Why do bad things happen to good people?
I am pretty sure I have written a blog post or two about this topic before, but in the last week I have had an incident that brought it back for me, so I am having another go at the topic.
There isn’t always a reasonable explanation for things that happen. Sometimes good things happen for no reason, and we accept that pretty easily. But sometimes bad things happen to people who don’t deserve them, and that is a bit harder to accept.
For the most part I believe that we attract circumstance into our lives, but there are always still those wild cards, the mishaps (and the lucky breaks) and the unexpected happenings. We don’t live in isolation, and sometimes our lives are affected by the actions of others even if we didn’t attract them.
Sometimes, though, I think bad things happen to good people to remind them that they are loved.
Let me explain. Sometimes the “bad thing” itself is not what the life lesson is all about. Sometimes the whole focus is on what happens NEXT.
I recently had a break in at my home. I was fortunate enough that it happened while we were not at home, so no-one was hurt. This criminal came into my home and took all of my daughter’s hard earned holiday money, my one or two (slightly) valuable pieces of jewelry, and odd things like my daughter’s USB speaker.
Needless to say I was (and still kind of am) pissed off about it all. How the hell can it be fair? When you have so little and work so hard for what you have got, that someone can just come in and take it? Not to mention feeling afraid, violated and in danger. All highly sucky shit.
What happened NEXT, though, made me feel pretty wow-ed out.
When the people I know started to hear about what happened I started to receive phone calls and messages. At my office I had one co-worker who stepped in and discreetly replaced all of the cash that was taken from my daughter. Then the next day I came in to find an envelope of cash on my desk, which everyone else had rallied together to raise. Some of which has gone towards the stolen piggy bank and some towards new window locks and things where the break in happened. I then also received a call from my employer (who’s away) who wants to assist with upping my security.
The long and short of it is, my people were there for me. They rallied around us in our time of need. Rather than being broken and bummed out about how terrible some people are (I have to not think about it too hard, I’m still in the angry phase), I am instead stuck by how kind, selfless and generous people can be.
So this is the good that came out of a bad situation.
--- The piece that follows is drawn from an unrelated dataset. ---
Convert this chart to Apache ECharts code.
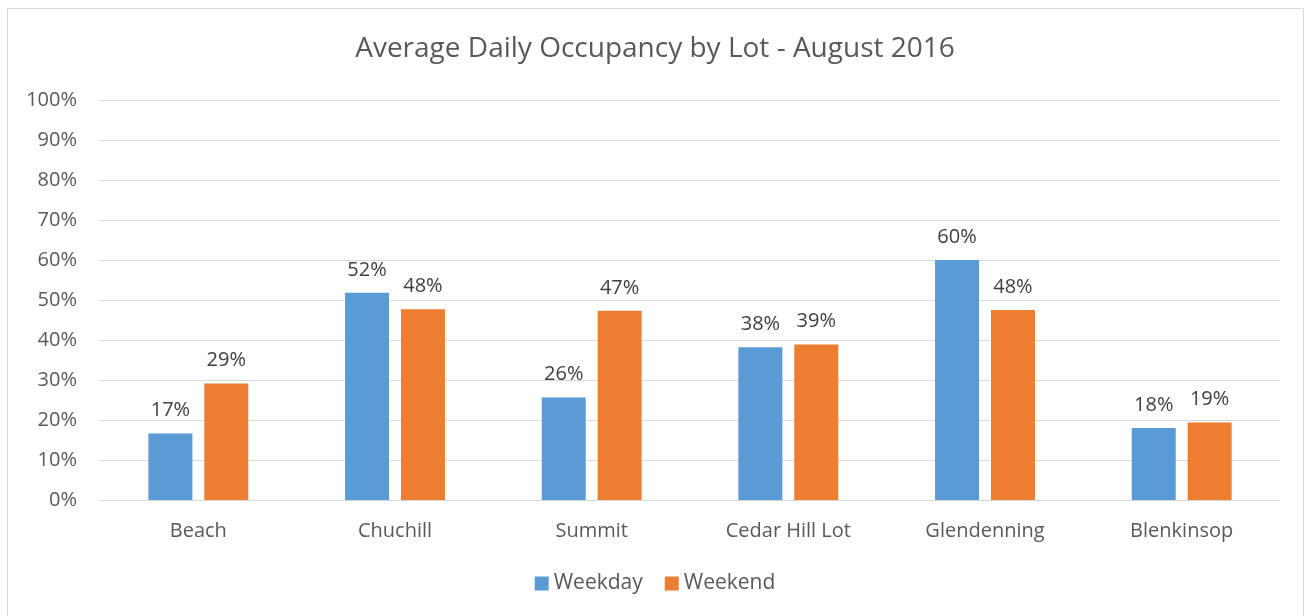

Sometimes bad things happen to good people to remind you that others care. Sometimes you have to take a hit in order to give the people in your life the opportunity to show you that you are meaningful them.
To let them rally around you, and to remind you that when the going gets tough, people care enough to lend a hand. Maybe the biggest problem we have is that we wait for a crisis to ask for help, and to give it. Maybe we all need to learn to be more community orientated all the time – so that no-one is ever in this thing called life alone.
If you have suffered a loss or a trauma, try to look beyond what happened, to what happened next. The people who were there for you – they are golden. Just remember – you have to be open to letting people help you, too. This is something I struggle with. I don’t want to appear needy or clingy or like I am trying to grab for myself. I have learned to be strongly independent and fend for myself (and my kids). I don’t easily accept charity. Maybe that is part of why this happened, because I have to learn to accept kindness as easily as I hand it out.
Now I understand that there are some terrible things that happen, that are not turned around so easily. For these incidents I am truly, deeply sorry. But if no-one got hurt, you have to try and find that silver lining.
Sometimes when bad things happen to good people they can turn out to be good things.